**Task requirements**: Extract every line below, verbatim.

* start Recorded information *

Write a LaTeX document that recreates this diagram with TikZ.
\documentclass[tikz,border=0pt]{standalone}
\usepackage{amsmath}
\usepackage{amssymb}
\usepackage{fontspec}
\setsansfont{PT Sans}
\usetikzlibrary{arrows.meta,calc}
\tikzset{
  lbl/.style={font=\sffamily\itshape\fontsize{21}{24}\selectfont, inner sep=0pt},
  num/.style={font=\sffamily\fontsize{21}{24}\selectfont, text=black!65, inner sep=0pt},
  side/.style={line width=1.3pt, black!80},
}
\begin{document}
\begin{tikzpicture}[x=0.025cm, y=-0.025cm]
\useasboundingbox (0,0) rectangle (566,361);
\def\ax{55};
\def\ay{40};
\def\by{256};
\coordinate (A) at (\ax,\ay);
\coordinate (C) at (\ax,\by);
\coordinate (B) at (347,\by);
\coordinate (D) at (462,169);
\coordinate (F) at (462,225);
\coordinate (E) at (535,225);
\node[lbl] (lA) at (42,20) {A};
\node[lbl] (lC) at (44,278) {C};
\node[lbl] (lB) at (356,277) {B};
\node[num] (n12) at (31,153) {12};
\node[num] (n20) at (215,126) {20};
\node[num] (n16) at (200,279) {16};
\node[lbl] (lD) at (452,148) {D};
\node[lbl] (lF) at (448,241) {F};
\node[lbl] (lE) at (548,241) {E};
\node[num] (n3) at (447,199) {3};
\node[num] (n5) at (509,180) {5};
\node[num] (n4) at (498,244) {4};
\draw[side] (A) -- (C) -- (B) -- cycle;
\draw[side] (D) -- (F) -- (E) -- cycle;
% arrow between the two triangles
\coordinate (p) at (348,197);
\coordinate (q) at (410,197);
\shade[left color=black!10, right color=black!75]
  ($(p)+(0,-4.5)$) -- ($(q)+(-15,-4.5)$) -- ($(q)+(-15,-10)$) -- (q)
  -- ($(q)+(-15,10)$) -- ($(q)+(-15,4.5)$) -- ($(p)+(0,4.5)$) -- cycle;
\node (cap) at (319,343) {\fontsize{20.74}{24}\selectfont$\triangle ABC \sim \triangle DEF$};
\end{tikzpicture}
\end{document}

* end Recorded information *

**Solution to this task**:
Write a LaTeX document that recreates this diagram with TikZ.
\documentclass[tikz,border=0pt]{standalone}
\usepackage{amsmath}
\usepackage{amssymb}
\usepackage{fontspec}
\setsansfont{PT Sans}
\usetikzlibrary{arrows.meta,calc}
\tikzset{
  lbl/.style={font=\sffamily\itshape\fontsize{21}{24}\selectfont, inner sep=0pt},
  num/.style={font=\sffamily\fontsize{21}{24}\selectfont, text=black!65, inner sep=0pt},
  side/.style={line width=1.3pt, black!80},
}
\begin{document}
\begin{tikzpicture}[x=0.025cm, y=-0.025cm]
\useasboundingbox (0,0) rectangle (566,361);
\def\ax{55};
\def\ay{40};
\def\by{256};
\coordinate (A) at (\ax,\ay);
\coordinate (C) at (\ax,\by);
\coordinate (B) at (347,\by);
\coordinate (D) at (462,169);
\coordinate (F) at (462,225);
\coordinate (E) at (535,225);
\node[lbl] (lA) at (42,20) {A};
\node[lbl] (lC) at (44,278) {C};
\node[lbl] (lB) at (356,277) {B};
\node[num] (n12) at (31,153) {12};
\node[num] (n20) at (215,126) {20};
\node[num] (n16) at (200,279) {16};
\node[lbl] (lD) at (452,148) {D};
\node[lbl] (lF) at (448,241) {F};
\node[lbl] (lE) at (548,241) {E};
\node[num] (n3) at (447,199) {3};
\node[num] (n5) at (509,180) {5};
\node[num] (n4) at (498,244) {4};
\draw[side] (A) -- (C) -- (B) -- cycle;
\draw[side] (D) -- (F) -- (E) -- cycle;
% arrow between the two triangles
\coordinate (p) at (348,197);
\coordinate (q) at (410,197);
\shade[left color=black!10, right color=black!75]
  ($(p)+(0,-4.5)$) -- ($(q)+(-15,-4.5)$) -- ($(q)+(-15,-10)$) -- (q)
  -- ($(q)+(-15,10)$) -- ($(q)+(-15,4.5)$) -- ($(p)+(0,4.5)$) -- cycle;
\node (cap) at (319,343) {\fontsize{20.74}{24}\selectfont$\triangle ABC \sim \triangle DEF$};
\end{tikzpicture}
\end{document}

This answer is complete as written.